Confucius and Plato both approach justice, but from two different angles. For Confucius justice is aligning one’s actions to the demands of the situation. In other words: to act accordingly to the social role. When an emperor rules with responsibility for his citizens, then he is just. Plato’s definition goes in the same direction. As mentioned above, a society is just when all behave according to their main virtue. For both philosophers justice is linked to the social role. Confucius provides an inter-personal definition and Plato a person-to-class definition.
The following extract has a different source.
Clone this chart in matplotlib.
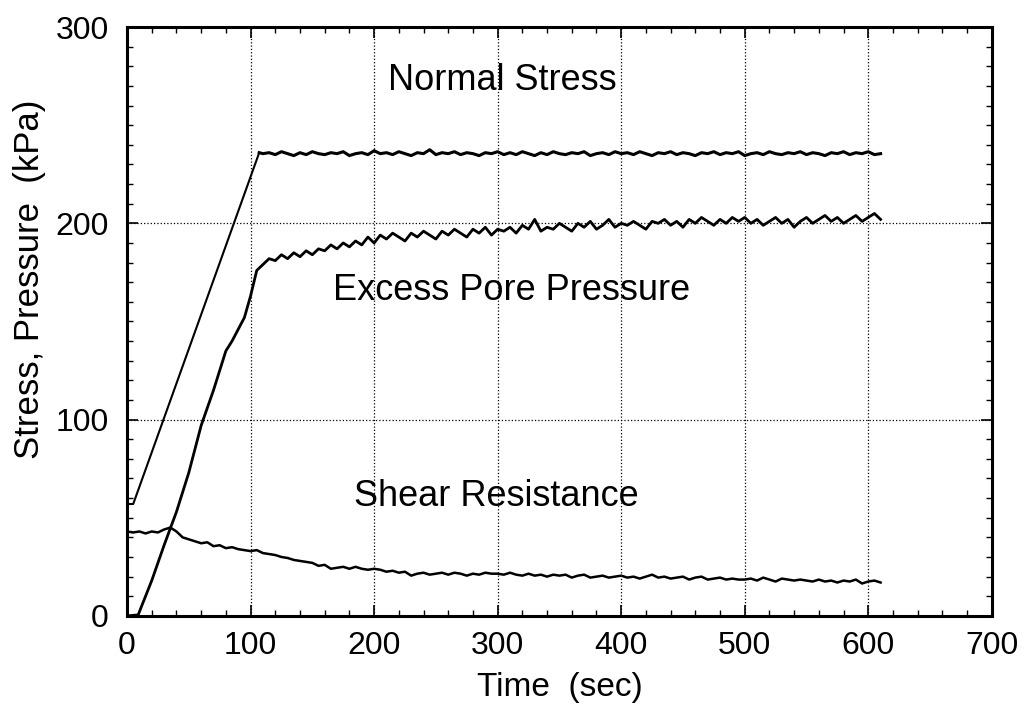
import numpy as np
import matplotlib
matplotlib.use("Agg")
import matplotlib.pyplot as plt
from matplotlib.ticker import MultipleLocator

# ---- data ----
# normal stress: loading ramp, then held constant
normal_ramp_t = [0, 5, 107]
normal_ramp_v = [57, 57, 236]
normal_flat_t = list(range(110, 615, 5))
normal_flat_v = [235.5, 236, 235, 236.5, 235.5, 234.5, 236, 235, 236.5, 235.5,
                 235, 236, 235.5, 236.5, 234.5, 235.5, 236, 235, 237, 235.5,
                 236, 235, 236.5, 235.5, 234.5, 236, 235.5, 237.5, 235, 236,
                 235.5, 236.5, 235, 236, 235.5, 234.5, 236, 235.5, 236.5, 235,
                 236, 235, 236.5, 235.5, 234.5, 236, 235, 236.5, 235.5, 235,
                 236, 235.5, 236.5, 234.5, 235.5, 236, 235, 236.5, 235.5, 236,
                 235, 236.5, 235.5, 234.5, 236, 235.5, 236.5, 235, 236, 235.5,
                 234.5, 236, 235.5, 236.5, 235, 236, 235.5, 236.5, 234.5, 235.5,
                 236, 235, 236.5, 235.5, 235, 236, 235.5, 236.5, 235, 236,
                 235.5, 234.5, 236, 235.5, 236.5, 235, 236, 235.5, 236.5, 235, 235.5]

# excess pore pressure
pore_ramp_t = [0, 9, 20, 30, 40, 50, 60, 70, 80, 85, 90, 95, 100, 105]
pore_ramp_v = [0, 0.5, 18, 36, 53, 73, 97, 115, 135, 140, 146, 152, 163, 176]
pore_flat_t = list(range(110, 615, 5))
pore_flat_v = [179, 182, 181, 184, 182, 185, 183, 186, 184, 187,
               186, 189, 187, 190, 188, 191, 189, 193, 190, 194,
               192, 195, 193, 191, 195, 193, 196, 194, 192, 196,
               194, 197, 195, 193, 197, 195, 198, 194, 197, 196,
               198, 195, 199, 197, 202, 196, 198, 197, 200, 198,
               196, 200, 198, 201, 197, 199, 202, 198, 200, 199,
               201, 199, 197, 201, 200, 202, 199, 201, 198, 202,
               200, 203, 201, 199, 202, 200, 203, 201, 203, 200,
               202, 199, 201, 203, 200, 202, 198, 201, 203, 200,
               202, 204, 201, 203, 200, 202, 204, 201, 203, 205,
               202]

# shear resistance
shear_t = list(range(0, 615, 5))
shear_v = [43, 42.5, 43, 42, 43, 42.5, 44, 45, 43, 40,
           39, 38, 37, 37.5, 35.5, 36, 34.5, 35, 34, 33.5,
           33, 33.5, 32, 31.5, 31, 30, 29.5, 28.5, 28, 27.5,
           27, 25.5, 26, 24, 24.5, 25, 24, 25, 24, 23.5,
           24, 23.5, 22.5, 23, 22, 22.5, 20.5, 21.5, 22, 21,
           21.5, 22, 21, 22, 21.5, 20.5, 21.5, 21, 22, 21.5,
           21.5, 21, 22, 21, 20.5, 21.5, 20.5, 21, 20, 21,
           20.5, 21, 19.5, 20.5, 21, 19.5, 20, 20.5, 19.5, 20,
           20.5, 19.5, 20, 19, 20, 21, 19.5, 20, 19, 19.5,
           20, 18.5, 19.5, 20, 18.5, 19, 19.5, 18.5, 19, 18.5,
           18.5, 19, 18, 19.5, 18.5, 17.5, 19, 18.5, 18, 18.5,
           18, 17.5, 18.5, 17.5, 18, 17, 18, 17.5, 18.5, 16.5,
           17.5, 18, 17]

labels = ["Normal Stress", "Excess Pore Pressure", "Shear Resistance"]

plt.rcParams['font.family'] = ['Liberation Sans', 'DejaVu Sans']

fig = plt.figure(figsize=(10.27, 7.12), dpi=100)
ax = fig.add_axes([0.1237, 0.135, 0.842, 0.827])

ax.plot(normal_ramp_t, normal_ramp_v, color='black', lw=1.5)
ax.plot([normal_ramp_t[-1]] + normal_flat_t, [normal_ramp_v[-1]] + normal_flat_v, color='black', lw=2.2)
ax.plot(pore_ramp_t + pore_flat_t, pore_ramp_v + pore_flat_v, color='black', lw=2.0)
ax.plot(shear_t, shear_v, color='black', lw=1.8)

ax.text(304, 273, labels[0], fontsize=26, ha='center', va='center')
ax.text(311, 166, labels[1], fontsize=26, ha='center', va='center')
ax.text(299, 61, labels[2], fontsize=26, ha='center', va='center')

ax.set_xlim(0, 700)
ax.set_ylim(0, 300)
ax.xaxis.set_major_locator(MultipleLocator(100))
ax.xaxis.set_minor_locator(MultipleLocator(20))
ax.yaxis.set_major_locator(MultipleLocator(100))
ax.yaxis.set_minor_locator(MultipleLocator(10))
ax.tick_params(which='both', direction='in', top=True, right=True, labelsize=23, colors='black')
ax.tick_params(which='major', length=8, width=1.2)
ax.tick_params(axis='x', which='major', pad=11)
ax.tick_params(axis='y', which='major', pad=13)
ax.tick_params(which='minor', length=4.5, width=1)
ax.grid(True, which='major', color='black', linestyle=':', linewidth=0.9)
for s in ax.spines.values():
    s.set_linewidth(2.2)

ax.set_xlabel("Time  (sec)", fontsize=24, labelpad=8)
ax.set_ylabel("Stress, Pressure  (kPa)", fontsize=25)
ax.yaxis.set_label_coords(-0.094, 0.572)

fig.savefig("out.png", dpi=100)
There is no exact match for Plato’s moderation to the Confucian main virtues. On a political level it is required by the producing class, they should have the ability to control themselves. They shall not demand too much, but also not too less. On a personal level moderation is required by the appetitive part of the soul. The appetitive part also should not be driven to excess, because it creates an imbalanced lifestyle and eventually leads to an unhealthy body and soul.
The same is for the Confucian Rén and Lǐ, which are personal virtues for social interaction. There are slight similarities to Plato’s moderation; I try to make a short comparison which is very blurry. All three are about the own position in the social hierarchy and the balance of acting accordingly to it. Plato’s however features a tendency of absoluteness. The Confucian on the other hand has a more relative orientation.
Plato’s courage is not a directly valued virtue in Confucian thought. There is however the Confucian idea of Yǒng (勇). But in the Confucian discussion it is not as important as courage in Plato’s model of the human soul. For more information on the discussion about Yǒng I recommend reading this article.
And there is also no direct match for Xìn in Plato’s thought. Somehow it is included in Plato’s Justice. He says that one should be just to others in any case, because justice is valuable for its own sake. But a clear statement on kindness is not made.
As I pointed out Plato’s and Confucius’ philosophies have a common way and goal: achieving a stable society through virtue. Some virtues are similar others are very different. Plato generally suggests a more class orientated philosophy while Confucius’ addresses all people equally. But he also refers to the individual social role. This shows that both philosophers were part of a stratified society which somehow strongly influenced their way of thinking.
In a larger historical context there is one major difference: Confucian thought survived throughout the centuries. It has certainly been reinterpreted, but the main idea was not changed drastically. Plato’s thoughts however only survived rudimentarily and the Western world has experienced a lot of paradigmatic changes.
This post is focused on the virtues of both philosophies solely, but what about other aspects? How do their metaphysic premises match? What is the main difference on their moral values? And some more questions arise.